* Material:

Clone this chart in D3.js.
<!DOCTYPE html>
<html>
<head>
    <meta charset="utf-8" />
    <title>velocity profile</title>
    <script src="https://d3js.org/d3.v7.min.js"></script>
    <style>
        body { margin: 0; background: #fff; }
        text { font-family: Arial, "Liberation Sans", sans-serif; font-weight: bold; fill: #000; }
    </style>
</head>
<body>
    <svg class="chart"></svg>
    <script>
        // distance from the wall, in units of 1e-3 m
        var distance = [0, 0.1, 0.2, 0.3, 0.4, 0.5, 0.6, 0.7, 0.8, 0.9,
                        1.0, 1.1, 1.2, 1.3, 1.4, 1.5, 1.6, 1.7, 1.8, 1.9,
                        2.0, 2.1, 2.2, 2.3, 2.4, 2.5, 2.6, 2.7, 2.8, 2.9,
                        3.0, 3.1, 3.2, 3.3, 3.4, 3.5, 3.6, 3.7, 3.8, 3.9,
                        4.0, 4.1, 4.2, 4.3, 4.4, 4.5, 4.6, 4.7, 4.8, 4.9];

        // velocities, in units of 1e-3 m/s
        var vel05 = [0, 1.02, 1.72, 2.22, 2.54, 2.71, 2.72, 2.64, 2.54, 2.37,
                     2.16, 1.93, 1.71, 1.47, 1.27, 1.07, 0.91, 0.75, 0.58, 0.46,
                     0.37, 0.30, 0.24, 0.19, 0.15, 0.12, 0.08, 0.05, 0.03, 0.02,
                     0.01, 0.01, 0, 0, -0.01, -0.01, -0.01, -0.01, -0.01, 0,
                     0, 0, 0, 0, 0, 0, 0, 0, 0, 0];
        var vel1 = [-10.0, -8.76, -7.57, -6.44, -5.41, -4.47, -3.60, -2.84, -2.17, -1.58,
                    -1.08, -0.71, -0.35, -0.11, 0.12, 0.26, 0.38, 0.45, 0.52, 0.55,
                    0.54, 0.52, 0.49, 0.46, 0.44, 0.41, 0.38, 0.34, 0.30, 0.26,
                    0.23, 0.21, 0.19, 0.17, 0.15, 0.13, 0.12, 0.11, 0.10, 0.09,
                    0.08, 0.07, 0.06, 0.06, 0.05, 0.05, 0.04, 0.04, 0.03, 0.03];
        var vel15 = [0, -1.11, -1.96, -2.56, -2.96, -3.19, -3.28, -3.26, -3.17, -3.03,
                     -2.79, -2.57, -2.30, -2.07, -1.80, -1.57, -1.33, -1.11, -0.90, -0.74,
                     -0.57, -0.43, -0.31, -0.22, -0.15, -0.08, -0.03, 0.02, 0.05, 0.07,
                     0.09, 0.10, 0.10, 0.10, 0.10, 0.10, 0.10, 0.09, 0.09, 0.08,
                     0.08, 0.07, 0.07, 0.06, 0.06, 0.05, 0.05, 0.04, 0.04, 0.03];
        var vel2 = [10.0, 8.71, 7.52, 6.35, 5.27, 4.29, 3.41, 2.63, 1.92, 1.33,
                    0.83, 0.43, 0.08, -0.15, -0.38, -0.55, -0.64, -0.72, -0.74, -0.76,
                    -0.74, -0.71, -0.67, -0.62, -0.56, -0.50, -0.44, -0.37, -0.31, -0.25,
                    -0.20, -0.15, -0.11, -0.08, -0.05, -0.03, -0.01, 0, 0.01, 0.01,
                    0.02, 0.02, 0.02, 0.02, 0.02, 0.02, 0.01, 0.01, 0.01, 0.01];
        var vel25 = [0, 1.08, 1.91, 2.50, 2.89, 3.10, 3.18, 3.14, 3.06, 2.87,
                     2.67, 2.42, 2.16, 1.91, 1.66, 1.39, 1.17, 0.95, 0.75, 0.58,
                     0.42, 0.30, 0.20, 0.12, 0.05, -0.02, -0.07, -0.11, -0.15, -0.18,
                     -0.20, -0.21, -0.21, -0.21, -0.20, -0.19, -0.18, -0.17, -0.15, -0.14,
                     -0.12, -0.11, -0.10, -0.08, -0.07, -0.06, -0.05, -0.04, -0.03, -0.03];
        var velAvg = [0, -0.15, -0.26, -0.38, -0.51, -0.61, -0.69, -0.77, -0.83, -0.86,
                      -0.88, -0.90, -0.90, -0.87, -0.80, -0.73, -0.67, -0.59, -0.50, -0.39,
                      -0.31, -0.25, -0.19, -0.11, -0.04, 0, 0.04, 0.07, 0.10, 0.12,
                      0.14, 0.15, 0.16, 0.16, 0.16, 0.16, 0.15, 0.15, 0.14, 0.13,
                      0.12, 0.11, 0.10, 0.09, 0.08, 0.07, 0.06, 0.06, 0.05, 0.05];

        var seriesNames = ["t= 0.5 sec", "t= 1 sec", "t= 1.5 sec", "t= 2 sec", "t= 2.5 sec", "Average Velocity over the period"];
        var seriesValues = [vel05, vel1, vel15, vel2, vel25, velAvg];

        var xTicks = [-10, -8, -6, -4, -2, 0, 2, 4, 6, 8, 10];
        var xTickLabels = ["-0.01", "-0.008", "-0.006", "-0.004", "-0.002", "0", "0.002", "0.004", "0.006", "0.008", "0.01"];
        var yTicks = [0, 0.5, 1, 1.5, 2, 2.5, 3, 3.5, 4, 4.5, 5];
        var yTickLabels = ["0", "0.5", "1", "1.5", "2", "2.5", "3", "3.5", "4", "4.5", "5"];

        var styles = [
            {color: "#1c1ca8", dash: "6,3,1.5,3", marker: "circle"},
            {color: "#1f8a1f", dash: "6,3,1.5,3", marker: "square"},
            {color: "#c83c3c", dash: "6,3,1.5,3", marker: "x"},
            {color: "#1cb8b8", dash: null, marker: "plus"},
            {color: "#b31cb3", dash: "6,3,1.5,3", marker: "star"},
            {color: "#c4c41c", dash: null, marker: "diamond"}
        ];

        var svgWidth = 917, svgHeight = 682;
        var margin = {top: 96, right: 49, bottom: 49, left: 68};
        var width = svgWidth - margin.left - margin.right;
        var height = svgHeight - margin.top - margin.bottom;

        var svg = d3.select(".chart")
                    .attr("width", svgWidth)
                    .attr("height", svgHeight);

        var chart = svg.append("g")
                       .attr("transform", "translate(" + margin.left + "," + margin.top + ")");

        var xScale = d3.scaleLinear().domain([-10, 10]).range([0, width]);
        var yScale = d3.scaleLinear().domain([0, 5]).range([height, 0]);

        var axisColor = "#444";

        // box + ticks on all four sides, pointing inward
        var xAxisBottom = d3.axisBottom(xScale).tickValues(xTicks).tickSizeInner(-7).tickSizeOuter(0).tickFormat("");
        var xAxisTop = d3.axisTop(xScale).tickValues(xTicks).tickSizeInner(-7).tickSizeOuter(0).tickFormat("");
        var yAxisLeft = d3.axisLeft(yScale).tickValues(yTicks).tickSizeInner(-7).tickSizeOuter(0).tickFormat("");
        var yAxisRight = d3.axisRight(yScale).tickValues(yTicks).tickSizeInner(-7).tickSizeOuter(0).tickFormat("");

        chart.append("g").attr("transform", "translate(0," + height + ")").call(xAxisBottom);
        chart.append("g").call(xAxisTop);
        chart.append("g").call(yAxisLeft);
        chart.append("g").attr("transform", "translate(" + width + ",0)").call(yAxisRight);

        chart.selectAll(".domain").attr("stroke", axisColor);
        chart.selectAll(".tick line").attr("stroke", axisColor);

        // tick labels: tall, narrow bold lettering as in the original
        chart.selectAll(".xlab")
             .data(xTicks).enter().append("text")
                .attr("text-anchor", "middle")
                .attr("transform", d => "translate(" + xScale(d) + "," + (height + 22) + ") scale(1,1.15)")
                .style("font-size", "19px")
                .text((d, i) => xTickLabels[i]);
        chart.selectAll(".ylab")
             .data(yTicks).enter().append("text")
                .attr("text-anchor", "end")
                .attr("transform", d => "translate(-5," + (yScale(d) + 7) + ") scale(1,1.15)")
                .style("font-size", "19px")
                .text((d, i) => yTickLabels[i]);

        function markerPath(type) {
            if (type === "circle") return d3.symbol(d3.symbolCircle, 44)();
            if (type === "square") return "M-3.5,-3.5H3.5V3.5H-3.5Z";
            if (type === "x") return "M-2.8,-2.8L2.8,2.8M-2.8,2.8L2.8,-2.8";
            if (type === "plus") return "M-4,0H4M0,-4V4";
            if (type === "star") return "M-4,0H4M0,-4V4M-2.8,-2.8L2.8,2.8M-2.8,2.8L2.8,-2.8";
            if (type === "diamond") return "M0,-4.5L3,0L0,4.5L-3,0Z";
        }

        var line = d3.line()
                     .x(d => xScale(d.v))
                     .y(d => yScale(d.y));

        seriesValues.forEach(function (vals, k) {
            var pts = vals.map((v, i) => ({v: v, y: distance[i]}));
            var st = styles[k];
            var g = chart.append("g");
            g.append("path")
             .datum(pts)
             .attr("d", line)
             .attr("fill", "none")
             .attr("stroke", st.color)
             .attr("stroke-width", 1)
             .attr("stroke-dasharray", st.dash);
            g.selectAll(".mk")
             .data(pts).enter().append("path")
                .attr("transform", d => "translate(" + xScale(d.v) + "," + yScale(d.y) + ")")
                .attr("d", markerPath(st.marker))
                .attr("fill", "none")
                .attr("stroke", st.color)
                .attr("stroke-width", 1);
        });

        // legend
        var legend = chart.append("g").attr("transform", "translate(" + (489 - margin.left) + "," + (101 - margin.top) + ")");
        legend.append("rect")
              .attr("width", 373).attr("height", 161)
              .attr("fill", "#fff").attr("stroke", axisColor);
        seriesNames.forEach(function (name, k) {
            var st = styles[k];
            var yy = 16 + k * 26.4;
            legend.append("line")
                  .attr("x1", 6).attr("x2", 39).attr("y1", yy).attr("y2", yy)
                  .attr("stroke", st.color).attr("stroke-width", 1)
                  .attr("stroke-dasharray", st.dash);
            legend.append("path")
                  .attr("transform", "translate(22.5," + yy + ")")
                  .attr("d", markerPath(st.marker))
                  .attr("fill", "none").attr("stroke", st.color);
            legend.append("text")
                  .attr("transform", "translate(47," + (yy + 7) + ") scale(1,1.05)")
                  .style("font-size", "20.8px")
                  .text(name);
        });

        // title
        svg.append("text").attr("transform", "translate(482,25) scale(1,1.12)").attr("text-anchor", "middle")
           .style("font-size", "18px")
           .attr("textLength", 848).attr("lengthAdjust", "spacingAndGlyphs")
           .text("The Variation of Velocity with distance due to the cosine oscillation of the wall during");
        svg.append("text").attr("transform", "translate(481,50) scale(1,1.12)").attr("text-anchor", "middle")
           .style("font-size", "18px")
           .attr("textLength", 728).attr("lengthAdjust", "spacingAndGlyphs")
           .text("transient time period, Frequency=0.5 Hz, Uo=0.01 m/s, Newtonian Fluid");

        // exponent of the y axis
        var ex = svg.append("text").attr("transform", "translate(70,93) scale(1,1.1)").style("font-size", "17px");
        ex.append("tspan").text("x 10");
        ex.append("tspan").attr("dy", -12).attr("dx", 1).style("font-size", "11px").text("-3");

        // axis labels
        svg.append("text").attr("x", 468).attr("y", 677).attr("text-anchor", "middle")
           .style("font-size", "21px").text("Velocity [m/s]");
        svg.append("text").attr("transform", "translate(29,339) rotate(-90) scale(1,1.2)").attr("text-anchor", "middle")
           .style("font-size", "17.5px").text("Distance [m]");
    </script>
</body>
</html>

---

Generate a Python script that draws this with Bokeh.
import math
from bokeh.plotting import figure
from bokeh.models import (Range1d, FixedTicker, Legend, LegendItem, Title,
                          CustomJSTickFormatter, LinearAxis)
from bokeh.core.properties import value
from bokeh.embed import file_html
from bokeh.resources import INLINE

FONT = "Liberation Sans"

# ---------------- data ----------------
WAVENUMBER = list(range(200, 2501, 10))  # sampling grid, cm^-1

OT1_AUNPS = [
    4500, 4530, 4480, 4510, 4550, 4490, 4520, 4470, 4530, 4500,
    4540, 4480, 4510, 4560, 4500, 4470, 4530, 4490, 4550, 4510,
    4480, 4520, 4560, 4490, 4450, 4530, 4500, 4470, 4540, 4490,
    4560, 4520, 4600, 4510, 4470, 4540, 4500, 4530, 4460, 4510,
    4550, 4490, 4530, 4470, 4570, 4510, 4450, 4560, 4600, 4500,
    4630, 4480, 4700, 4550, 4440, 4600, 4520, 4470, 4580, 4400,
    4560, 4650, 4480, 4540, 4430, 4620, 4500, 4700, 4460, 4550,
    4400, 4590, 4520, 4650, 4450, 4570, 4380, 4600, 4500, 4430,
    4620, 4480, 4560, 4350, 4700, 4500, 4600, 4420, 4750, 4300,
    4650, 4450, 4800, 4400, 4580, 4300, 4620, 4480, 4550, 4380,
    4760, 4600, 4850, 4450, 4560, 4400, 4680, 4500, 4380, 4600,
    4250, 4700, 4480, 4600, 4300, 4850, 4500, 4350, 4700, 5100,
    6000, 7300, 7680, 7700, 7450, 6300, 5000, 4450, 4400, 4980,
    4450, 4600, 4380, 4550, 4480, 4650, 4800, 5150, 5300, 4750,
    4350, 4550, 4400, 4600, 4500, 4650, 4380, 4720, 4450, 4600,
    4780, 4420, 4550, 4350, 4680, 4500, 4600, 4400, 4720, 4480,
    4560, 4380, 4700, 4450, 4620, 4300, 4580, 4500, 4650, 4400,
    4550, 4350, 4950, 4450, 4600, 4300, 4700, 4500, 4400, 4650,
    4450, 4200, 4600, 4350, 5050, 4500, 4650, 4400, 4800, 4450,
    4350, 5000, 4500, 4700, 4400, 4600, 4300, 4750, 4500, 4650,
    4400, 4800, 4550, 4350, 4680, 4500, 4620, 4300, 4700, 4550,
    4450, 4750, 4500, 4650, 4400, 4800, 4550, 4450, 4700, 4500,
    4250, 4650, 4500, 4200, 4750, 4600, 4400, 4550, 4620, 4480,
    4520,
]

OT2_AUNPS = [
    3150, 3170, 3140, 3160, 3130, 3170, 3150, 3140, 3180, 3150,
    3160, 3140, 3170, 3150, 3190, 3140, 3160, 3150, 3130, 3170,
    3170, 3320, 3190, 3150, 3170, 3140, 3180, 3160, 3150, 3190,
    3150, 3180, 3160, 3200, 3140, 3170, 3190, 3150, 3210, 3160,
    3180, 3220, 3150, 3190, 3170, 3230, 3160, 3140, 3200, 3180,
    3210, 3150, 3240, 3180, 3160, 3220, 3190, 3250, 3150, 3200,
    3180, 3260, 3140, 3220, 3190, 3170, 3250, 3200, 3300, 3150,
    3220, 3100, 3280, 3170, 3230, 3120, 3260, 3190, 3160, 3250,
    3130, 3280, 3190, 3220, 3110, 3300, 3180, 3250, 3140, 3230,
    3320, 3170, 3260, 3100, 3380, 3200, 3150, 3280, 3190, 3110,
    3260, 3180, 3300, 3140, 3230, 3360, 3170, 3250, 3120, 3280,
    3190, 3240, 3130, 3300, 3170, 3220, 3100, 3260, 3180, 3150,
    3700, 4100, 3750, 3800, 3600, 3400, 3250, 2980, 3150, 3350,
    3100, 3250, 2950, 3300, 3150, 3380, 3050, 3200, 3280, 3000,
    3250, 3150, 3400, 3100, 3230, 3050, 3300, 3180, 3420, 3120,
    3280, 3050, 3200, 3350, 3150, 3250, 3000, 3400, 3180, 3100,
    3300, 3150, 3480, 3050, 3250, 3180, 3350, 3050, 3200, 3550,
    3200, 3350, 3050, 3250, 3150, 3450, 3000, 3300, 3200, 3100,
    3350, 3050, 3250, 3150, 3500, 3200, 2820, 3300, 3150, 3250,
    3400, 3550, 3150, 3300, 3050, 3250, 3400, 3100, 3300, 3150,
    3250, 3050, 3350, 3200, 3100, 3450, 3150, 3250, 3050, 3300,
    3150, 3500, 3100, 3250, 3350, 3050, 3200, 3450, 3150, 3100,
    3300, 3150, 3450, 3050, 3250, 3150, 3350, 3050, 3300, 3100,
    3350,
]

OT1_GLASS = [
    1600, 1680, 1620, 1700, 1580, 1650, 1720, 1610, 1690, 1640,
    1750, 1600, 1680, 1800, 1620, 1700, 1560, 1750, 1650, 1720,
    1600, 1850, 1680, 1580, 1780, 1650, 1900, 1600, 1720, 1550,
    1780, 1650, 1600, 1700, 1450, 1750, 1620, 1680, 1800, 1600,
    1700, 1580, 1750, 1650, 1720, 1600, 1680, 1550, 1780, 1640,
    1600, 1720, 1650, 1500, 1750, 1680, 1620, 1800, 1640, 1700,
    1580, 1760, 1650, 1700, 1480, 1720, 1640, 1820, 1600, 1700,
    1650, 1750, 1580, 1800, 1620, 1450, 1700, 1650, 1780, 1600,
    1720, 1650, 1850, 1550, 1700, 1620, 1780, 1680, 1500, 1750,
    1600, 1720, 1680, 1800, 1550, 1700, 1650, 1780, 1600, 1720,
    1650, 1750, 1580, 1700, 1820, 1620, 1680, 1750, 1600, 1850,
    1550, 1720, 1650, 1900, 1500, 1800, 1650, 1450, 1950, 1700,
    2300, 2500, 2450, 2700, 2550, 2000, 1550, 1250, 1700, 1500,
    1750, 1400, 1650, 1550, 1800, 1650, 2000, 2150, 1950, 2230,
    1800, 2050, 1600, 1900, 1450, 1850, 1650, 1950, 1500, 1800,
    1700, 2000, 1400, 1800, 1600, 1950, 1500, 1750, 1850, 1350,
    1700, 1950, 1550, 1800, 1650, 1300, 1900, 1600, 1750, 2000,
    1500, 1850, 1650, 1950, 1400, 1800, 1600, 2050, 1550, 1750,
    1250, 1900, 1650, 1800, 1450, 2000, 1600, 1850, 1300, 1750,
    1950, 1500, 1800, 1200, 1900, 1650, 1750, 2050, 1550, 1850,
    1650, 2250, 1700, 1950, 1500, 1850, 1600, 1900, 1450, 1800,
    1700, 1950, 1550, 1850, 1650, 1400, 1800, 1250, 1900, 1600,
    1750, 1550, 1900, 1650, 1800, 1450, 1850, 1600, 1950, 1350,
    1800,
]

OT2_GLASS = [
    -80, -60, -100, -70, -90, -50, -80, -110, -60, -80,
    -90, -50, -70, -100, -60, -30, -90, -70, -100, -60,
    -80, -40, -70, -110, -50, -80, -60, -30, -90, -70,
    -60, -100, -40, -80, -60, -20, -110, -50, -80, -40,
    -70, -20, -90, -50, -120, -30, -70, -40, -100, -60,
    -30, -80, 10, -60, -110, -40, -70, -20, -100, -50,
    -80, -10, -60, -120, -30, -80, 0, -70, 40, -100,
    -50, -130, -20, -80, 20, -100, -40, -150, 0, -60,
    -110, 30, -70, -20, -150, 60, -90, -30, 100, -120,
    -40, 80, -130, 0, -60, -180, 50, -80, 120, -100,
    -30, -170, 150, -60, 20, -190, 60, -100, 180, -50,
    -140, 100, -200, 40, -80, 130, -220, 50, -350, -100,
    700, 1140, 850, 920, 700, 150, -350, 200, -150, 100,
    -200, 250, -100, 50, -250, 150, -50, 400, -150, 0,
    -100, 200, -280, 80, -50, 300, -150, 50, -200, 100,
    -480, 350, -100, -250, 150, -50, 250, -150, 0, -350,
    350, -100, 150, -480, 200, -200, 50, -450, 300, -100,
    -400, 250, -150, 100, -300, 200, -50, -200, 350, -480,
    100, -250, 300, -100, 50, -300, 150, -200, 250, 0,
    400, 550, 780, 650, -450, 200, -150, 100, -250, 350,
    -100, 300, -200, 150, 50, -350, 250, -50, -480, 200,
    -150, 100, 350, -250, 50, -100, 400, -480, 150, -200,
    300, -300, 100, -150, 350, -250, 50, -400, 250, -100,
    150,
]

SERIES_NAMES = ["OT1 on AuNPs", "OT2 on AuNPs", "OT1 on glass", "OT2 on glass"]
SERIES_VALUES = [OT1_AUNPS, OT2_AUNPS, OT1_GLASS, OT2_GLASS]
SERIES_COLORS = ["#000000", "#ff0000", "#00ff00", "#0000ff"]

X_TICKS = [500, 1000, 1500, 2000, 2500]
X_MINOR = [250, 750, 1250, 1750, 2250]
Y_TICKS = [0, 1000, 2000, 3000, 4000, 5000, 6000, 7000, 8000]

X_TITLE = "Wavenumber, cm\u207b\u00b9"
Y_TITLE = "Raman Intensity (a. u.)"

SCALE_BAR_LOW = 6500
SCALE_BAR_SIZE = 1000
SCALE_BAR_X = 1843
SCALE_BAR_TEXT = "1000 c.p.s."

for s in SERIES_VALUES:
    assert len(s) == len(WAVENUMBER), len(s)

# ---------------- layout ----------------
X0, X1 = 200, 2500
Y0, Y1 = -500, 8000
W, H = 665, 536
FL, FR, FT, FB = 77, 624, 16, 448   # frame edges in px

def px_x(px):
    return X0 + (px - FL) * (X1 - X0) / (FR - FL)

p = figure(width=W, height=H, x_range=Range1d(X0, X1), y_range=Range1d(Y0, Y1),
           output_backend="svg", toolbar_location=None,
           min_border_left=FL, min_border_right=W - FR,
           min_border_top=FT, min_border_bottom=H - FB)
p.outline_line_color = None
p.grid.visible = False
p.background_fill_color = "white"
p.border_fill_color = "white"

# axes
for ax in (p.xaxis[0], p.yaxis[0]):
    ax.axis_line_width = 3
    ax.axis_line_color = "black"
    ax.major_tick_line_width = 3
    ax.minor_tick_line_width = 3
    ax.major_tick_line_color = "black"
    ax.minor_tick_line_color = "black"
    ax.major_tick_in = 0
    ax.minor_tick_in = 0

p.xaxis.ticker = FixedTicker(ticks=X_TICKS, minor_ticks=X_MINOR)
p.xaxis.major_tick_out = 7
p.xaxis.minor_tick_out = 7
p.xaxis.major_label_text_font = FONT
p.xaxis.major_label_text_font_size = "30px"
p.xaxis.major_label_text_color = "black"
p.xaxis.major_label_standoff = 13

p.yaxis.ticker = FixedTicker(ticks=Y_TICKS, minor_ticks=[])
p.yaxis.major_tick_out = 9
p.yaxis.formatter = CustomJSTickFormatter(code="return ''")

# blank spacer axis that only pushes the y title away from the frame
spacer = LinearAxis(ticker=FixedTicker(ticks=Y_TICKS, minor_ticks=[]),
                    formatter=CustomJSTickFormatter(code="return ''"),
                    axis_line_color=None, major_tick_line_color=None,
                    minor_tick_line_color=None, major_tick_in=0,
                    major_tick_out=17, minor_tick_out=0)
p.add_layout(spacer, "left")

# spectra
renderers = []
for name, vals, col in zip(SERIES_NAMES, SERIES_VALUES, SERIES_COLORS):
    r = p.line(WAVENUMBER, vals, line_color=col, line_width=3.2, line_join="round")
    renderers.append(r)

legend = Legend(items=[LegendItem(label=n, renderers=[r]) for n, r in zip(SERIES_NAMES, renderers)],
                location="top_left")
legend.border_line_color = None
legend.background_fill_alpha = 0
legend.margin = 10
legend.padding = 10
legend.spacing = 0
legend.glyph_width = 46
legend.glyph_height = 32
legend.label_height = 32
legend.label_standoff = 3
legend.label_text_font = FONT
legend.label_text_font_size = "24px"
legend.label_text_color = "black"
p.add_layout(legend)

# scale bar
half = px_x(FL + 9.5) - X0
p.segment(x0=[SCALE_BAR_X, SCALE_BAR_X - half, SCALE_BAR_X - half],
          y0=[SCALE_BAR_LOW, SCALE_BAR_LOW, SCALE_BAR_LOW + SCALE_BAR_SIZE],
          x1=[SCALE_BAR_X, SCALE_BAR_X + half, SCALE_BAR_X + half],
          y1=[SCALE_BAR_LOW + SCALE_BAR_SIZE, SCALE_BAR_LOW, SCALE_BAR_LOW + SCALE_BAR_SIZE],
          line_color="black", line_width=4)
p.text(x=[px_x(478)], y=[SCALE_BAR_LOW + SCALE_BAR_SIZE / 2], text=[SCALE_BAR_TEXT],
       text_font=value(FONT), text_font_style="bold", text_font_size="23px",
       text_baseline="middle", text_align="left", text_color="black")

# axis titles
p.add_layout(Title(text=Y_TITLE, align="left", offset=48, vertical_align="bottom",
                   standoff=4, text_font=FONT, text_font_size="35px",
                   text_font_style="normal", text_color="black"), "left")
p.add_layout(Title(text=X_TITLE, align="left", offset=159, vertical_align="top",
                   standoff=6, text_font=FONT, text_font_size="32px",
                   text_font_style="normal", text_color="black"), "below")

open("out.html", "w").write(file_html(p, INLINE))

* Given request: Within the material above, transcribe exactly the lines that run from the line holding "Clone this chart in D3.js." through the line holding "4.0, 4.1, 4.2, 4.3, 4.4, 4.5, 4.6, 4.7, 4.8, 4.9];".

* Completed task:
Clone this chart in D3.js.
<!DOCTYPE html>
<html>
<head>
    <meta charset="utf-8" />
    <title>velocity profile</title>
    <script src="https://d3js.org/d3.v7.min.js"></script>
    <style>
        body { margin: 0; background: #fff; }
        text { font-family: Arial, "Liberation Sans", sans-serif; font-weight: bold; fill: #000; }
    </style>
</head>
<body>
    <svg class="chart"></svg>
    <script>
        // distance from the wall, in units of 1e-3 m
        var distance = [0, 0.1, 0.2, 0.3, 0.4, 0.5, 0.6, 0.7, 0.8, 0.9,
                        1.0, 1.1, 1.2, 1.3, 1.4, 1.5, 1.6, 1.7, 1.8, 1.9,
                        2.0, 2.1, 2.2, 2.3, 2.4, 2.5, 2.6, 2.7, 2.8, 2.9,
                        3.0, 3.1, 3.2, 3.3, 3.4, 3.5, 3.6, 3.7, 3.8, 3.9,
                        4.0, 4.1, 4.2, 4.3, 4.4, 4.5, 4.6, 4.7, 4.8, 4.9];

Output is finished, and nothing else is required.